## start

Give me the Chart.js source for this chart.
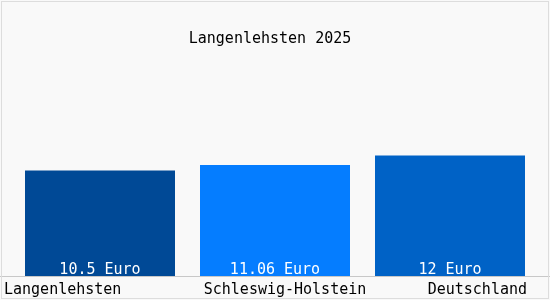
<!DOCTYPE html>
<html>
<head>
<meta charset="utf-8">
<script src="https://cdn.jsdelivr.net/npm/chart.js@4"></script>
<style>
  html, body { margin: 0; padding: 0; background: #ffffff; }
  #wrap { position: relative; width: 550px; height: 300px; background: #f9f9f9; }
  #chart { position: absolute; left: 0; top: 0; }
  #frame {
    position: absolute; left: 1px; top: 1px; right: 1px; bottom: 1px;
    border: 1px solid #dddddd; pointer-events: none;
  }
</style>
</head>
<body>
<div id="wrap">
  <canvas id="chart" width="550" height="300"></canvas>
  <div id="frame"></div>
</div>
<script>
// Langenlehsten 2025 (mock)

const TITLE = "Langenlehsten 2025";
const categories = ["Langenlehsten", "Schleswig-Holstein", "Deutschland"];
const values = [10.5, 11.06, 12];
const valueLabels = ["10.5 Euro", "11.06 Euro", "12 Euro"];
const barColors = ["#004996", "#057dff", "#0062c6"];

const FONT = "'DejaVu Sans Mono', monospace";

// título, textos dentro das barras, eixo e rótulos das categorias
const labelsPlugin = {
  id: "labels",
  afterDatasetsDraw(chart){
    const ctx = chart.ctx;
    const area = chart.chartArea;
    const meta = chart.getDatasetMeta(0);
    ctx.save();

    // linha do eixo (largura toda)
    ctx.strokeStyle = "#c8c8c8";
    ctx.lineWidth = 1;
    ctx.beginPath();
    ctx.moveTo(0, Math.round(area.bottom) + 0.5);
    ctx.lineTo(chart.width, Math.round(area.bottom) + 0.5);
    ctx.stroke();

    ctx.font = "15px " + FONT;
    ctx.textBaseline = "middle";

    // título
    ctx.fillStyle = "#000000";
    ctx.textAlign = "center";
    ctx.fillText(TITLE, chart.width / 2 - 5, 39);

    meta.data.forEach((bar, i) => {
      // valor
      ctx.fillStyle = "#ffffff";
      ctx.textAlign = "center";
      ctx.fillText(valueLabels[i], bar.x, area.bottom - 6);

      // categoria
      ctx.fillStyle = "#000000";
      const half = bar.width / 2;
      if (i === 0){
        ctx.textAlign = "left";
        ctx.fillText(categories[i], bar.x - half - 21, area.bottom + 14);
      } else if (i === meta.data.length - 1){
        ctx.textAlign = "right";
        ctx.fillText(categories[i], bar.x + half + 2, area.bottom + 14);
      } else {
        ctx.textAlign = "center";
        ctx.fillText(categories[i], bar.x + 10, area.bottom + 14);
      }
    });
    ctx.restore();
  }
};

new Chart(document.getElementById("chart"), {
  type: "bar",
  data: {
    labels: categories,
    datasets: [{
      data: values,
      backgroundColor: barColors,
      borderWidth: 0,
      barPercentage: 150 / 175,
      categoryPercentage: 1
    }]
  },
  options: {
    responsive: false,
    animation: false,
    devicePixelRatio: 1,
    layout: { padding: { left: 12.5, right: 12.5, top: 55, bottom: 24 } },
    plugins: {
      legend: { display: false },
      tooltip: { enabled: false },
      title: { display: false }
    },
    scales: {
      x: { display: false },
      y: { display: false, min: 0, max: 22 }
    }
  },
  plugins: [labelsPlugin]
});
</script>
</body>
</html>
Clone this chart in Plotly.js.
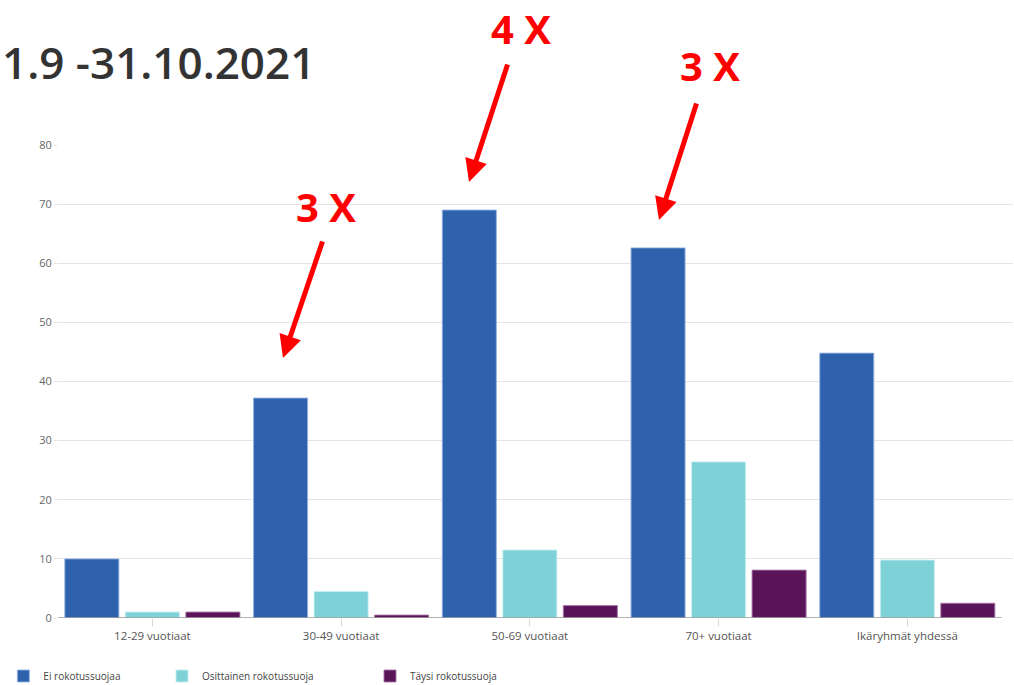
<!DOCTYPE html>
<html>
<head>
<meta charset="utf-8">
<script src="https://cdn.plot.ly/plotly-3.0.1.min.js"></script>
<style>html,body{margin:0;padding:0;background:#fff;}#chart{width:1014px;height:685px;}</style>
</head>
<body>
<div id="chart"></div>
<script>
const categories = ["12-29 vuotiaat", "30-49 vuotiaat", "50-69 vuotiaat", "70+ vuotiaat", "Ikäryhmät yhdessä"];
const seriesNames = ["Ei rokotussuojaa", "Osittainen rokotussuoja", "Täysi rokotussuoja"];
const eiRokotussuojaa = [10.0, 37.2, 69.0, 62.6, 44.8];
const osittainenRokotussuoja = [1.0, 4.5, 11.5, 26.4, 9.8];
const taysiRokotussuoja = [1.0, 0.5, 2.1, 8.1, 2.5];
const yTicks = [0, 10, 20, 30, 40, 50, 60, 70, 80];
const titleText = "1.9 -31.10.2021";
const calloutTexts = ["3 X", "4 X", "3 X"];

const colors = ["#2f62ad", "#7dd1d7", "#5a1458"];
const outlines = ["rgba(150,180,225,0.9)", "rgba(200,240,242,0.9)", "rgba(170,120,170,0.9)"];
const seriesValues = [eiRokotussuojaa, osittainenRokotussuoja, taysiRokotussuoja];
const legendIds = ["legend", "legend2", "legend3"];

const traces = seriesValues.map((vals, i) => ({
  type: "bar",
  name: seriesNames[i],
  x: categories,
  y: vals,
  marker: {color: colors[i], line: {color: outlines[i], width: 1}},
  legend: legendIds[i],
  hoverinfo: "x+y+name"
}));

const FONT = "Open Sans, Noto Sans, sans-serif";
const legendBase = {
  orientation: "h", yref: "paper", y: -0.1226, yanchor: "middle", xanchor: "left",
  bgcolor: "rgba(0,0,0,0)", font: {family: FONT, size: 10, color: "#444"},
  itemclick: false, itemdoubleclick: false
};

// callout arrows (positions in paper/pixel space)
const arrowHeads = [[0.2356, 0.5497], [0.4304, 0.9218], [0.6293, 0.8414]];
const arrowTails = [[40, -118], [39, -119], [38, -118]];
const textPos = [[0.2806, 0.869], [0.4848, 1.2463], [0.6827, 1.169]];

const annotations = [];
calloutTexts.forEach((t, i) => {
  annotations.push({
    xref: "paper", yref: "paper", x: arrowHeads[i][0], y: arrowHeads[i][1],
    ax: arrowTails[i][0], ay: arrowTails[i][1], text: "",
    showarrow: true, arrowhead: 2, arrowsize: 0.9, arrowwidth: 5, arrowcolor: "#ff0000", standoff: 0
  });
  annotations.push({
    xref: "paper", yref: "paper", x: textPos[i][0], y: textPos[i][1],
    xanchor: "center", yanchor: "middle", showarrow: false, text: t,
    font: {family: FONT, size: 40, color: "#ff0000", weight: 700}
  });
});

const layout = {
  width: 1014, height: 685,
  margin: {l: 58, r: 1, t: 145, b: 67, autoexpand: false},
  paper_bgcolor: "#fff", plot_bgcolor: "#fff",
  title: {
    text: titleText, xref: "container", yref: "container", x: 0.002, xanchor: "left",
    y: 0.907, yanchor: "middle",
    font: {family: FONT, size: 44, color: "#333", weight: 600}
  },
  barmode: "group", bargap: 0.038, bargroupgap: 0.107,
  xaxis: {
    type: "category", range: [-0.5, 4.56], showgrid: false, zeroline: false, showline: false,
    ticks: "outside", ticklen: 7, tickcolor: "#d6d6d6", tickwidth: 1,
    tickfont: {family: FONT, size: 11.5, color: "#555"}, fixedrange: true
  },
  yaxis: {
    range: [0, 80], tickvals: yTicks, ticktext: yTicks.map(String),
    showgrid: true, gridcolor: "#e4e4e4", gridwidth: 1, zeroline: false, showline: false,
    ticks: "outside", ticklen: 3, tickcolor: "#e4e4e4",
    tickfont: {family: FONT, size: 11, color: "#666"}, fixedrange: true
  },
  shapes: [{
    type: "line", xref: "x", yref: "y", x0: -0.5, x1: 4.5, y0: 0, y1: 0,
    line: {color: "#9a9a9a", width: 1.5}, layer: "above"
  }],
  legend: Object.assign({}, legendBase, {x: -0.0572}),
  legend2: Object.assign({}, legendBase, {x: 0.1089}),
  legend3: Object.assign({}, legendBase, {x: 0.3267}),
  annotations: annotations,
  showlegend: true
};

Plotly.newPlot("chart", traces, layout, {displayModeBar: false, responsive: false});
</script>
</body>
</html>
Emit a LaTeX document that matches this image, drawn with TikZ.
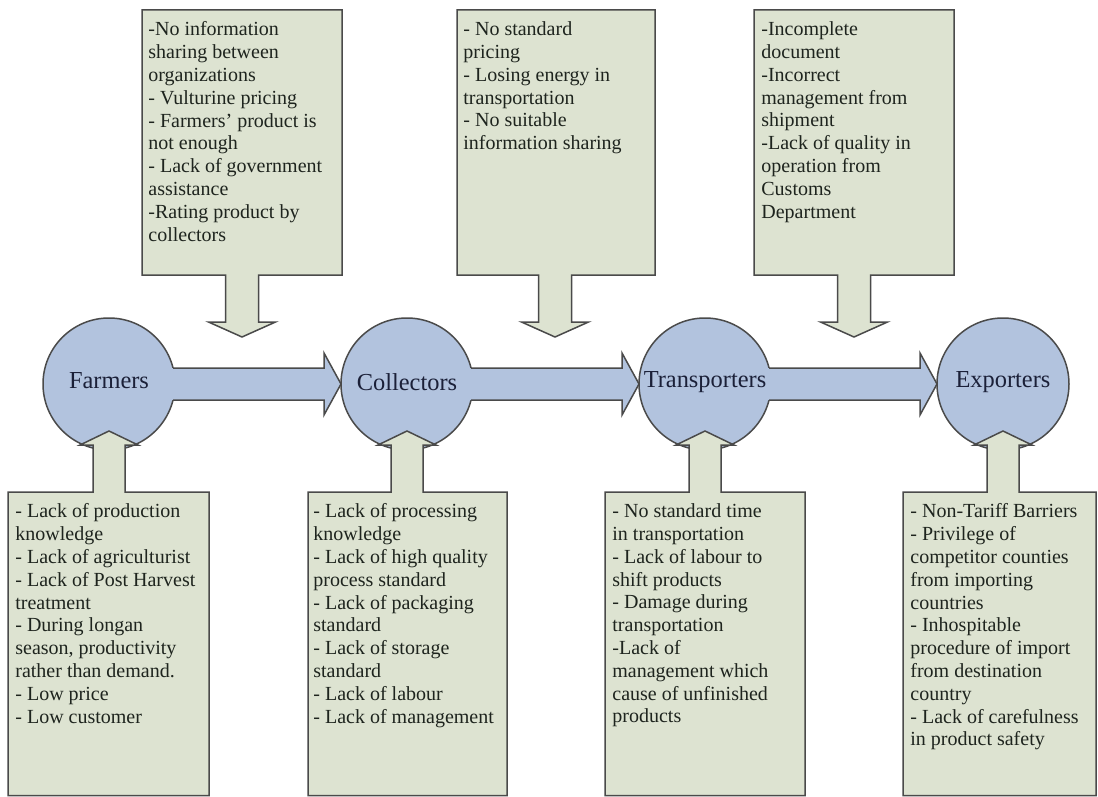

## end

# Exercise objective:
Please restate the material above line by line, exactly, beginning at its first line and ending with the line that contains "ctx.fillText(valueLabels[i], bar.x, area.bottom", without any pictures.

# Response to this exercise:
Give me the Chart.js source for this chart.
<!DOCTYPE html>
<html>
<head>
<meta charset="utf-8">
<script src="https://cdn.jsdelivr.net/npm/chart.js@4"></script>
<style>
  html, body { margin: 0; padding: 0; background: #ffffff; }
  #wrap { position: relative; width: 550px; height: 300px; background: #f9f9f9; }
  #chart { position: absolute; left: 0; top: 0; }
  #frame {
    position: absolute; left: 1px; top: 1px; right: 1px; bottom: 1px;
    border: 1px solid #dddddd; pointer-events: none;
  }
</style>
</head>
<body>
<div id="wrap">
  <canvas id="chart" width="550" height="300"></canvas>
  <div id="frame"></div>
</div>
<script>
// Langenlehsten 2025 (mock)

const TITLE = "Langenlehsten 2025";
const categories = ["Langenlehsten", "Schleswig-Holstein", "Deutschland"];
const values = [10.5, 11.06, 12];
const valueLabels = ["10.5 Euro", "11.06 Euro", "12 Euro"];
const barColors = ["#004996", "#057dff", "#0062c6"];

const FONT = "'DejaVu Sans Mono', monospace";

// título, textos dentro das barras, eixo e rótulos das categorias
const labelsPlugin = {
  id: "labels",
  afterDatasetsDraw(chart){
    const ctx = chart.ctx;
    const area = chart.chartArea;
    const meta = chart.getDatasetMeta(0);
    ctx.save();

    // linha do eixo (largura toda)
    ctx.strokeStyle = "#c8c8c8";
    ctx.lineWidth = 1;
    ctx.beginPath();
    ctx.moveTo(0, Math.round(area.bottom) + 0.5);
    ctx.lineTo(chart.width, Math.round(area.bottom) + 0.5);
    ctx.stroke();

    ctx.font = "15px " + FONT;
    ctx.textBaseline = "middle";

    // título
    ctx.fillStyle = "#000000";
    ctx.textAlign = "center";
    ctx.fillText(TITLE, chart.width / 2 - 5, 39);

    meta.data.forEach((bar, i) => {
      // valor
      ctx.fillStyle = "#ffffff";
      ctx.textAlign = "center";
      ctx.fillText(valueLabels[i], bar.x, area.bottom - 6);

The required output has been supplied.